### MATERIAL
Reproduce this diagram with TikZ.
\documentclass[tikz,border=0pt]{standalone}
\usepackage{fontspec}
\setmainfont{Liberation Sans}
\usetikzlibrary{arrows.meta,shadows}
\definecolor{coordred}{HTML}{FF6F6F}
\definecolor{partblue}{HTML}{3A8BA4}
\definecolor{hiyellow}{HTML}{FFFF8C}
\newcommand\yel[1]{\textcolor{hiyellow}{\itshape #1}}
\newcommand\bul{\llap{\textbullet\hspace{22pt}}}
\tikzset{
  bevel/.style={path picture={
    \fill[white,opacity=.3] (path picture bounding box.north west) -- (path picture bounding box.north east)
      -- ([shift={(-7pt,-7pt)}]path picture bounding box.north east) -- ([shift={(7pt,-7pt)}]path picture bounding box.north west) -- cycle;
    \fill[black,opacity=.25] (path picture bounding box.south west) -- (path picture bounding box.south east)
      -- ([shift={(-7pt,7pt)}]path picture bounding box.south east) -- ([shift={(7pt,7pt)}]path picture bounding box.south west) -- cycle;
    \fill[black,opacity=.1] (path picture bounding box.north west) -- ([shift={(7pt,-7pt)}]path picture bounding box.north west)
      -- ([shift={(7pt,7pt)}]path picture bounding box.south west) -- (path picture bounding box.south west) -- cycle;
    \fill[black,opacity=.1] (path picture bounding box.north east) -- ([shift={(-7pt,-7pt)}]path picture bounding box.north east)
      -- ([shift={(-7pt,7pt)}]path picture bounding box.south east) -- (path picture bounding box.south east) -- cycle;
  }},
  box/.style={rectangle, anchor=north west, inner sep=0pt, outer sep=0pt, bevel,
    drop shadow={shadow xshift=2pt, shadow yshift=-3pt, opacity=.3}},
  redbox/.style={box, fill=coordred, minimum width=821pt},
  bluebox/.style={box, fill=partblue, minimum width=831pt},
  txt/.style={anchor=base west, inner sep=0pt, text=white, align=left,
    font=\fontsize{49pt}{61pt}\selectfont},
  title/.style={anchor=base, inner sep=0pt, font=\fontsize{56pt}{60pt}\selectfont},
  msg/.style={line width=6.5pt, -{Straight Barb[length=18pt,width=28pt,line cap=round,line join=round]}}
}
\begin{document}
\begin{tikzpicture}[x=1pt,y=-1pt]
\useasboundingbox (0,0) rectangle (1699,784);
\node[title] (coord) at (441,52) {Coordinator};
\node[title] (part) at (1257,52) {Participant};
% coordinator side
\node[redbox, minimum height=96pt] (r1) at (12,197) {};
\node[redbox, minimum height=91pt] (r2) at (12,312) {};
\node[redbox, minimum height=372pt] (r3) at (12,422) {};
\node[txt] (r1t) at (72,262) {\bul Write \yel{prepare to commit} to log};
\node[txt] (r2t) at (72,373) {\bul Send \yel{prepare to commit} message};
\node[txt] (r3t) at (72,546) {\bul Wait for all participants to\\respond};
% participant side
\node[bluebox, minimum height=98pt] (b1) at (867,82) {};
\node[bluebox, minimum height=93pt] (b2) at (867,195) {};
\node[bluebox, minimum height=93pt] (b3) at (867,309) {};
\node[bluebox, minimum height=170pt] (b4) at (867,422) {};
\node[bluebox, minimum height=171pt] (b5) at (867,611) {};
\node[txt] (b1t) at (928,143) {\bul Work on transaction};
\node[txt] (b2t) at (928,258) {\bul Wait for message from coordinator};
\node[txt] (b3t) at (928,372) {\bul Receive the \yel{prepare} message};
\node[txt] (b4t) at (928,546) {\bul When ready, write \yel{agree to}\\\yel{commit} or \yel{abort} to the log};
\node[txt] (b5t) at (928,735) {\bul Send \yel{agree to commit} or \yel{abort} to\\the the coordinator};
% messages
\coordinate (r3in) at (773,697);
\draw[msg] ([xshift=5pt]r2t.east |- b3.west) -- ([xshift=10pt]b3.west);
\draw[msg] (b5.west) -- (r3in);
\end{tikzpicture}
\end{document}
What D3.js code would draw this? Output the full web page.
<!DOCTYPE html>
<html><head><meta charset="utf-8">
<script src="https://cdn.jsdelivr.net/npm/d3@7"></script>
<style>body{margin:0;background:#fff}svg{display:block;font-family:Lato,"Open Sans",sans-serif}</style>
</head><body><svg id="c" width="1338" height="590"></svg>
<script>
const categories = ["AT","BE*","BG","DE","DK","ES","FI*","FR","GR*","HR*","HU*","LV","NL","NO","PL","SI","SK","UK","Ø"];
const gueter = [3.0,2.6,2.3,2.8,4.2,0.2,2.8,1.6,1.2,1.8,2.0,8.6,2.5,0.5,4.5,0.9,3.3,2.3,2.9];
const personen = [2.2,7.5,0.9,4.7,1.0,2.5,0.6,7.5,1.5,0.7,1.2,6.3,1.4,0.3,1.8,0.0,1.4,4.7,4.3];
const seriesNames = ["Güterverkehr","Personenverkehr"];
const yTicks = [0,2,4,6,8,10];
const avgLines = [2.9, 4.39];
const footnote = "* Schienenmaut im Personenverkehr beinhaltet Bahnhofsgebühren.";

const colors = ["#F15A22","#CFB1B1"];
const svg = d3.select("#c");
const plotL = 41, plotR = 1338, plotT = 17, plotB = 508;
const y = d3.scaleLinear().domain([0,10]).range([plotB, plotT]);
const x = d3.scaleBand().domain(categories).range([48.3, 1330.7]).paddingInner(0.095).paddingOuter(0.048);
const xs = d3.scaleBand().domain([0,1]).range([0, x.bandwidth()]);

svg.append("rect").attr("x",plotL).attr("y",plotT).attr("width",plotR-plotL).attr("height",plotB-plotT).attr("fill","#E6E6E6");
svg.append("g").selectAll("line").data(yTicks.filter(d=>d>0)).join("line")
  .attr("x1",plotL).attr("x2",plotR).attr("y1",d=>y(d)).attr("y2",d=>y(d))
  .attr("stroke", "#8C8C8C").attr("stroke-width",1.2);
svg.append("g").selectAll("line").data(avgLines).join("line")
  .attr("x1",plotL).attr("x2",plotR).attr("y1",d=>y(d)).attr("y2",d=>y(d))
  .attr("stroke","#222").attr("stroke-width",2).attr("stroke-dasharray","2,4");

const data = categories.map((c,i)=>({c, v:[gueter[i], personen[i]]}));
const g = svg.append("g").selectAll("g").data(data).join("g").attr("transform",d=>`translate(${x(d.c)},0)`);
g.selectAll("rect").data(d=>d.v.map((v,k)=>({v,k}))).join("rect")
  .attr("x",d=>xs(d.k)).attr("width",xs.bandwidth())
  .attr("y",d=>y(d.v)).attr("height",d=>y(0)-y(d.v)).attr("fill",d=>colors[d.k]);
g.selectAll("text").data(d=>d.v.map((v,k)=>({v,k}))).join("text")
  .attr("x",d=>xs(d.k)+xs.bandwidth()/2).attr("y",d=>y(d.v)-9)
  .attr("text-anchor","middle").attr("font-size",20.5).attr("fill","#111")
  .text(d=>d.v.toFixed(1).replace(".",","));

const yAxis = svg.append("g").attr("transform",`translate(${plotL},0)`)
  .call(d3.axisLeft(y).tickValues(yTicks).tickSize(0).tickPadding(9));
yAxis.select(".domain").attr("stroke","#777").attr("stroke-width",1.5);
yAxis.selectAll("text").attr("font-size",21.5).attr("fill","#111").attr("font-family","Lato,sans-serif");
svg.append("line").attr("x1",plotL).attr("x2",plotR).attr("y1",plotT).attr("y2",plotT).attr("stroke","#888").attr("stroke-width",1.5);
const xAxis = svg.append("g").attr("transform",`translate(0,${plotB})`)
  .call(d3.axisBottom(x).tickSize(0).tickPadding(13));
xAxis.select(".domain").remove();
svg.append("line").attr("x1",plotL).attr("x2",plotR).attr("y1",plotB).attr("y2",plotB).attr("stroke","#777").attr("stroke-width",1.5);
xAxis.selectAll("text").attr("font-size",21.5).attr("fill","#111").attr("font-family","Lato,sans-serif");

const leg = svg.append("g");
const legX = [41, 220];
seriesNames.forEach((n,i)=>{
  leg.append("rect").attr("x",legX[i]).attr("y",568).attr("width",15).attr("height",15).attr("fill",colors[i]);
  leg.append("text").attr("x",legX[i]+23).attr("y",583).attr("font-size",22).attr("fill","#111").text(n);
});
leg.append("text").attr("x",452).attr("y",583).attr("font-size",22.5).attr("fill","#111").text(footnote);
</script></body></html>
######
* WHAT THIS TASK INVOLVES
Transcribe nothing but the lines from the line with "What D3.js code" through the line with "xs = d3.scaleBand().domain([0,1]).range([0, x.bandwidth()]);", reproducing each exactly.

* EXERCISE OUTPUT
What D3.js code would draw this? Output the full web page.
<!DOCTYPE html>
<html><head><meta charset="utf-8">
<script src="https://cdn.jsdelivr.net/npm/d3@7"></script>
<style>body{margin:0;background:#fff}svg{display:block;font-family:Lato,"Open Sans",sans-serif}</style>
</head><body><svg id="c" width="1338" height="590"></svg>
<script>
const categories = ["AT","BE*","BG","DE","DK","ES","FI*","FR","GR*","HR*","HU*","LV","NL","NO","PL","SI","SK","UK","Ø"];
const gueter = [3.0,2.6,2.3,2.8,4.2,0.2,2.8,1.6,1.2,1.8,2.0,8.6,2.5,0.5,4.5,0.9,3.3,2.3,2.9];
const personen = [2.2,7.5,0.9,4.7,1.0,2.5,0.6,7.5,1.5,0.7,1.2,6.3,1.4,0.3,1.8,0.0,1.4,4.7,4.3];
const seriesNames = ["Güterverkehr","Personenverkehr"];
const yTicks = [0,2,4,6,8,10];
const avgLines = [2.9, 4.39];
const footnote = "* Schienenmaut im Personenverkehr beinhaltet Bahnhofsgebühren.";

const colors = ["#F15A22","#CFB1B1"];
const svg = d3.select("#c");
const plotL = 41, plotR = 1338, plotT = 17, plotB = 508;
const y = d3.scaleLinear().domain([0,10]).range([plotB, plotT]);
const x = d3.scaleBand().domain(categories).range([48.3, 1330.7]).paddingInner(0.095).paddingOuter(0.048);
const xs = d3.scaleBand().domain([0,1]).range([0, x.bandwidth()]);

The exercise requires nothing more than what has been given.